*Exercise description:* Omit every picture and return the rest of the data unaltered.

*Data provided:*
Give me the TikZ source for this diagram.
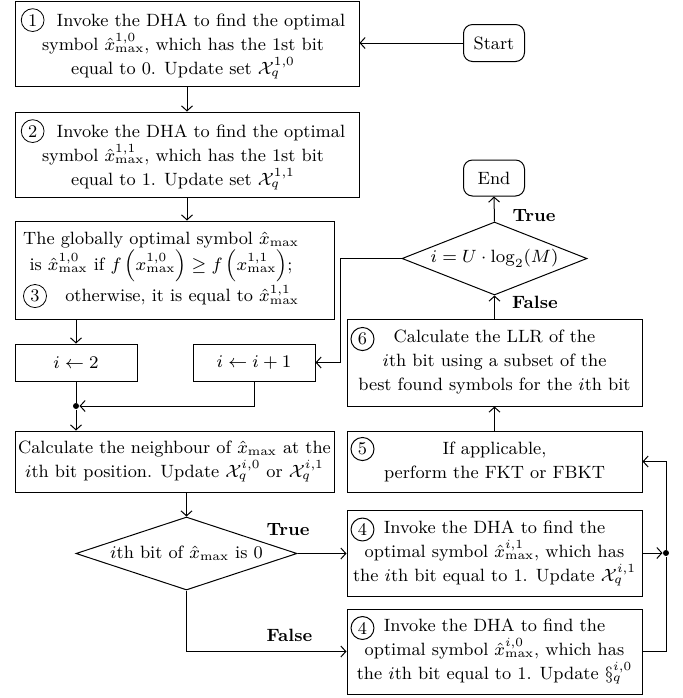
\RequirePackage{fix-cm}
\documentclass[tikz,border=0pt]{standalone}
\usepackage{amsmath,amssymb}
\usetikzlibrary{shapes.geometric,arrows.meta}

% circled step number, set inline with the text
\newcommand{\stepno}[1]{\tikz[baseline=(sn.base)]\node[draw,circle,inner sep=1.4pt,minimum size=0pt](sn){#1};}

\begin{document}
\begin{tikzpicture}[x=0.5pt,y=-0.5pt,
  font=\fontsize{8.9}{12}\selectfont,
  line width=0.5pt,
  box/.style={draw, inner sep=0pt, align=center},
  txt/.style={inner sep=0pt, align=center},
  term/.style={draw, rounded corners=4.5pt, inner sep=0pt},
  cond/.style={draw, diamond, aspect=3, inner sep=0pt},
  num/.style={draw, circle, inner sep=1.4pt},
  lbl/.style={inner sep=0pt, font=\fontsize{8.9}{12}\selectfont\bfseries},
  jdot/.style={circle, fill, inner sep=0pt, minimum size=3pt},
  flow/.style={-{Straight Barb[length=2.5pt,width=5.5pt]}}
]
\useasboundingbox (0,0) rectangle (682,698);

% ---- left column ----
\node[box, minimum width=172pt, minimum height=42.5pt] (b1) at (187,43.5) {};
\node[txt] (t1) at (183,43.5) {\stepno{1}\ \ Invoke the DHA to find the optimal\\
  symbol $\hat{x}^{1,0}_{\max}$, which has the 1st bit\\
  equal to 0. Update set $\mathcal{X}_q^{1,0}$};

\node[box, minimum width=172pt, minimum height=42.5pt] (b2) at (187,154.5) {};
\node[txt] (t2) at (183,154.5) {\stepno{2}\ \ Invoke the DHA to find the optimal\\
  symbol $\hat{x}^{1,1}_{\max}$, which has the 1st bit\\
  equal to 1. Update set $\mathcal{X}_q^{1,1}$};

\node[box, minimum width=159.5pt, minimum height=49pt] (b3) at (174.5,270) {};
\node[txt] (t3) at (161,270) {The globally optimal symbol $\hat{x}_{\max}$\\
  is $\hat{x}^{1,0}_{\max}$ if $f\left(x^{1,0}_{\max}\right)\geq f\left(x^{1,1}_{\max}\right)$;\\
  \stepno{3}\ \ \ otherwise, it is equal to $\hat{x}^{1,1}_{\max}$};

\node[box, minimum width=61pt, minimum height=18.5pt] (bi2) at (76,362.5) {$i\leftarrow 2$};
\node[box, minimum width=61pt, minimum height=18.5pt] (bi1) at (254,362.5) {$i\leftarrow i+1$};

\node[jdot] (j1) at (76,406) {};
\coordinate (k) at (340,258.5);

\node[box, minimum width=159.5pt, minimum height=30.5pt] (b7) at (174.5,461.5)
  {Calculate the neighbour of $\hat{x}_{\max}$ at the\\
   $i$th bit position. Update $\mathcal{X}_q^{i,0}$ or $\mathcal{X}_q^{i,1}$};

\node[cond, minimum width=110.5pt, minimum height=36.5pt] (d1) at (186.5,553.5)
  {$i$th bit of $\hat{x}_{\max}$ is 0};

% ---- right column ----
\node[term, minimum width=30.5pt, minimum height=18.5pt] (start) at (494,43) {Start};
\node[term, minimum width=30.5pt, minimum height=18pt] (end) at (494,178) {End};

\node[cond, minimum width=92.5pt, minimum height=36.5pt] (d2) at (494.5,258.5)
  {$i = U\cdot\log_2(M)$};

\node[box, minimum width=147.5pt, minimum height=43.5pt] (b6) at (494.5,362.5)
  {Calculate the LLR of the\\
   $i$th bit using a subset of the\\
   best found symbols for the $i$th bit};
\node[num] (n6) at (362.5,339) {6};

\node[box, minimum width=147.5pt, minimum height=30.5pt] (b5) at (494.5,461.5)
  {If applicable,\\ perform the FKT or FBKT};
\node[num] (n5) at (362.5,449) {5};

\node[box, minimum width=147.5pt, minimum height=43pt] (b4a) at (494.5,553)
  {Invoke the DHA to find the\\
   optimal symbol $\hat{x}^{i,1}_{\max}$, which has\\
   the $i$th bit equal to 1. Update $\mathcal{X}_q^{i,1}$};
\node[num] (n4a) at (362.5,529.5) {4};

\node[box, minimum width=147.5pt, minimum height=42.5pt] (b4b) at (494.5,651.5)
  {Invoke the DHA to find the\\
   optimal symbol $\hat{x}^{i,0}_{\max}$, which has\\
   the $i$th bit equal to 1. Update $\S_q^{i,0}$};
\node[num] (n4b) at (362.5,628) {4};

\node[jdot] (j2) at (666,553) {};

% ---- branch labels ----
\node[lbl] (l1) at (288,530) {True};
\node[lbl] (l2) at (289.5,635) {False};
\node[lbl] (l3) at (534,216) {True};
\node[lbl] (l4) at (535,302.5) {False};

% ---- connectors ----
\draw[flow] (start.west) -- (start.west -| b1.east);
\draw[flow] (b1.south) -- (b2.north);
\draw[flow] (b2.south) -- (b2.south |- b3.north);
\draw[flow] (bi2.north |- b3.south) -- (bi2.north);
\draw (bi2.south) -- (j1);
\draw[flow] (bi1.south) |- (j1);
\draw[flow] (j1) -- (j1 |- b7.north);
\draw[flow] (d1.north |- b7.south) -- (d1.north);
\draw[flow] (d1.east) -- (d1.east -| b4a.west);
\draw[flow] (d1.south) |- (b4b.west);
\draw[flow] (b4a.east) -- (j2);
\draw (b4b.east) -| (j2);
\draw[flow] (j2) |- (b5.east);
\draw[flow] (b5.north) -- (b6.south);
\draw[flow] (b6.north) -- (d2.south);
\draw[flow] (d2.north) -- (end.south);
\draw[flow] (d2.west) -- (k) |- (bi1.east);
\end{tikzpicture}
\end{document}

*Answer to this problem:*
Give me the TikZ source for this diagram.
\RequirePackage{fix-cm}
\documentclass[tikz,border=0pt]{standalone}
\usepackage{amsmath,amssymb}
\usetikzlibrary{shapes.geometric,arrows.meta}

% circled step number, set inline with the text
\newcommand{\stepno}[1]{\tikz[baseline=(sn.base)]\node[draw,circle,inner sep=1.4pt,minimum size=0pt](sn){#1};}

\begin{document}
\begin{tikzpicture}[x=0.5pt,y=-0.5pt,
  font=\fontsize{8.9}{12}\selectfont,
  line width=0.5pt,
  box/.style={draw, inner sep=0pt, align=center},
  txt/.style={inner sep=0pt, align=center},
  term/.style={draw, rounded corners=4.5pt, inner sep=0pt},
  cond/.style={draw, diamond, aspect=3, inner sep=0pt},
  num/.style={draw, circle, inner sep=1.4pt},
  lbl/.style={inner sep=0pt, font=\fontsize{8.9}{12}\selectfont\bfseries},
  jdot/.style={circle, fill, inner sep=0pt, minimum size=3pt},
  flow/.style={-{Straight Barb[length=2.5pt,width=5.5pt]}}
]
\useasboundingbox (0,0) rectangle (682,698);

% ---- left column ----
\node[box, minimum width=172pt, minimum height=42.5pt] (b1) at (187,43.5) {};
\node[txt] (t1) at (183,43.5) {\stepno{1}\ \ Invoke the DHA to find the optimal\\
  symbol $\hat{x}^{1,0}_{\max}$, which has the 1st bit\\
  equal to 0. Update set $\mathcal{X}_q^{1,0}$};

\node[box, minimum width=172pt, minimum height=42.5pt] (b2) at (187,154.5) {};
\node[txt] (t2) at (183,154.5) {\stepno{2}\ \ Invoke the DHA to find the optimal\\
  symbol $\hat{x}^{1,1}_{\max}$, which has the 1st bit\\
  equal to 1. Update set $\mathcal{X}_q^{1,1}$};

\node[box, minimum width=159.5pt, minimum height=49pt] (b3) at (174.5,270) {};
\node[txt] (t3) at (161,270) {The globally optimal symbol $\hat{x}_{\max}$\\
  is $\hat{x}^{1,0}_{\max}$ if $f\left(x^{1,0}_{\max}\right)\geq f\left(x^{1,1}_{\max}\right)$;\\
  \stepno{3}\ \ \ otherwise, it is equal to $\hat{x}^{1,1}_{\max}$};

\node[box, minimum width=61pt, minimum height=18.5pt] (bi2) at (76,362.5) {$i\leftarrow 2$};
\node[box, minimum width=61pt, minimum height=18.5pt] (bi1) at (254,362.5) {$i\leftarrow i+1$};

\node[jdot] (j1) at (76,406) {};
\coordinate (k) at (340,258.5);

\node[box, minimum width=159.5pt, minimum height=30.5pt] (b7) at (174.5,461.5)
  {Calculate the neighbour of $\hat{x}_{\max}$ at the\\
   $i$th bit position. Update $\mathcal{X}_q^{i,0}$ or $\mathcal{X}_q^{i,1}$};

\node[cond, minimum width=110.5pt, minimum height=36.5pt] (d1) at (186.5,553.5)
  {$i$th bit of $\hat{x}_{\max}$ is 0};

% ---- right column ----
\node[term, minimum width=30.5pt, minimum height=18.5pt] (start) at (494,43) {Start};
\node[term, minimum width=30.5pt, minimum height=18pt] (end) at (494,178) {End};

\node[cond, minimum width=92.5pt, minimum height=36.5pt] (d2) at (494.5,258.5)
  {$i = U\cdot\log_2(M)$};

\node[box, minimum width=147.5pt, minimum height=43.5pt] (b6) at (494.5,362.5)
  {Calculate the LLR of the\\
   $i$th bit using a subset of the\\
   best found symbols for the $i$th bit};
\node[num] (n6) at (362.5,339) {6};

\node[box, minimum width=147.5pt, minimum height=30.5pt] (b5) at (494.5,461.5)
  {If applicable,\\ perform the FKT or FBKT};
\node[num] (n5) at (362.5,449) {5};

\node[box, minimum width=147.5pt, minimum height=43pt] (b4a) at (494.5,553)
  {Invoke the DHA to find the\\
   optimal symbol $\hat{x}^{i,1}_{\max}$, which has\\
   the $i$th bit equal to 1. Update $\mathcal{X}_q^{i,1}$};
\node[num] (n4a) at (362.5,529.5) {4};

\node[box, minimum width=147.5pt, minimum height=42.5pt] (b4b) at (494.5,651.5)
  {Invoke the DHA to find the\\
   optimal symbol $\hat{x}^{i,0}_{\max}$, which has\\
   the $i$th bit equal to 1. Update $\S_q^{i,0}$};
\node[num] (n4b) at (362.5,628) {4};

\node[jdot] (j2) at (666,553) {};

% ---- branch labels ----
\node[lbl] (l1) at (288,530) {True};
\node[lbl] (l2) at (289.5,635) {False};
\node[lbl] (l3) at (534,216) {True};
\node[lbl] (l4) at (535,302.5) {False};

% ---- connectors ----
\draw[flow] (start.west) -- (start.west -| b1.east);
\draw[flow] (b1.south) -- (b2.north);
\draw[flow] (b2.south) -- (b2.south |- b3.north);
\draw[flow] (bi2.north |- b3.south) -- (bi2.north);
\draw (bi2.south) -- (j1);
\draw[flow] (bi1.south) |- (j1);
\draw[flow] (j1) -- (j1 |- b7.north);
\draw[flow] (d1.north |- b7.south) -- (d1.north);
\draw[flow] (d1.east) -- (d1.east -| b4a.west);
\draw[flow] (d1.south) |- (b4b.west);
\draw[flow] (b4a.east) -- (j2);
\draw (b4b.east) -| (j2);
\draw[flow] (j2) |- (b5.east);
\draw[flow] (b5.north) -- (b6.south);
\draw[flow] (b6.north) -- (d2.south);
\draw[flow] (d2.north) -- (end.south);
\draw[flow] (d2.west) -- (k) |- (bi1.east);
\end{tikzpicture}
\end{document}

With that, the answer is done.